Here is what we've found...
* We tested on new Dell OptiPlex GX 270 P4 3.0 GHz machines with 1 Gig RAM
and 100 MBit connections to our file servers.
* We set the AFS cache to 256 Meg and 48 Meg.
* With a fresh restart of AFS and an empty cache, fs getcacheparms returns...
AFS using 100 of the cache's available 256000 1K byte blocks.
* We started ProE. The load time on average was 30 seconds. This is
on-par with our Sun Solaris 9 Blade 150's load-time. The cache setting had
little to no effect (as expected on first load).
* The resultant fs getcacheparms after ProE is loaded is (for 256 Meg
cache)...
AFS using 57685 of the cache's available 256000 1K byte blocks.
* Starting ProE again resulted in a load time of 10-15
seconds...excellent, cache works.
* Even with a 48 Meg cache, the load time was a decent average of 25 to 30
seconds.
Now this is not what we observed when we walked into our labs and started
our testing. When we first sat down to the machines and ran ProE cold it
loaded in about 2 to 5 minutes. So we thought something must be happening
to the AFS client during the day that would cause it to go into "slow
mode". We always restart our AFS service at 4:00am and delete the cache
(via a task scheduled script), so we are assured of a fresh cache in the
morning. The problem is, we have various students logging on to the lab
machines during the day which are causing some anomaly.
So we immediately thought to check and see what would happen if we
overflowed the cache. What I mean here is simply to set the cache to some
size, then load many files from AFS, enough to cause the cache to be fully
utilized, more than the cache size value. When we did this our load time
for ProE suddenly when down the drain. Instead of loading quickly, or even
average of 30 seconds, it was starting to take upwards of a minute. This
was even after we had stopped ProE and restarted it again. It is almost as
if there is a "leak" somewhere in the service that is causing the service
to slow to a crawl, using up all the CPU.
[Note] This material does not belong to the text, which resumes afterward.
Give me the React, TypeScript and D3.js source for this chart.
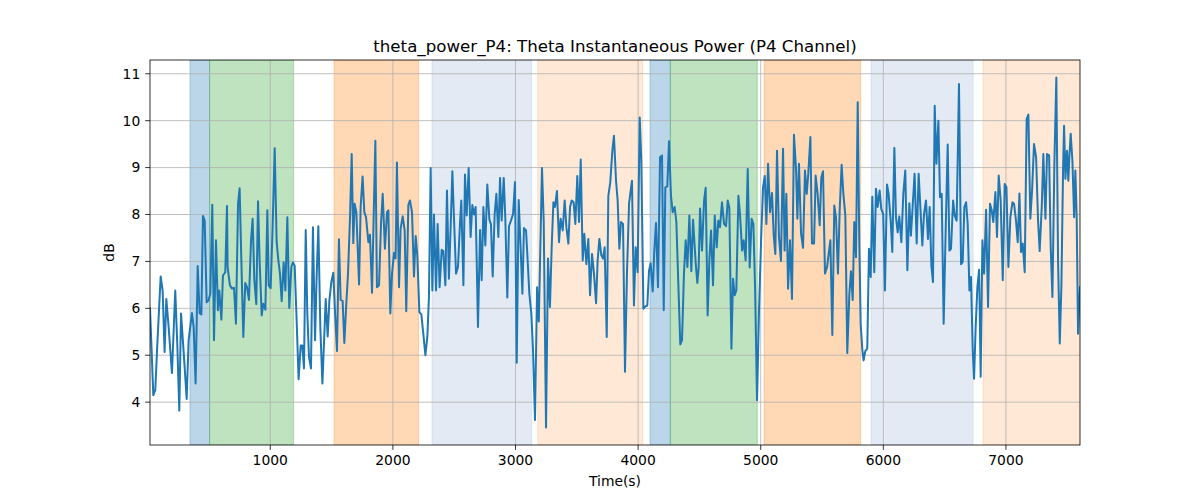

At this point I don't believe it has anything to do with the number of
handles or the amount of RAM in the machine. The problem appears to be
totally within the AFS service itself.
As I had previously stated in a recent thread, I also see the problem when
copying very large single files, files greater than 256 Meg at a time to
and from AFS.
I'm not sure if this is a cache problem, or a problem somewhere else in the
AFS code, but it sure seems to be losing track of some important buffered
information somewhere.
If anyone needs any more data I'll be happy to provide.
Help is appreciated,
Thanks again,
Rodney
Rodney M. Dyer
Windows Systems Programmer
Mosaic Computing Group
William States Lee College of Engineering
University of North Carolina at Charlotte
Email: rmdyer@uncc.edu
Web: http://www.coe.uncc.edu/~rmdyer
Phone (704)687-3518
Help Desk Line (704)687-3150
FAX (704)687-2352
Office 267 Smith Building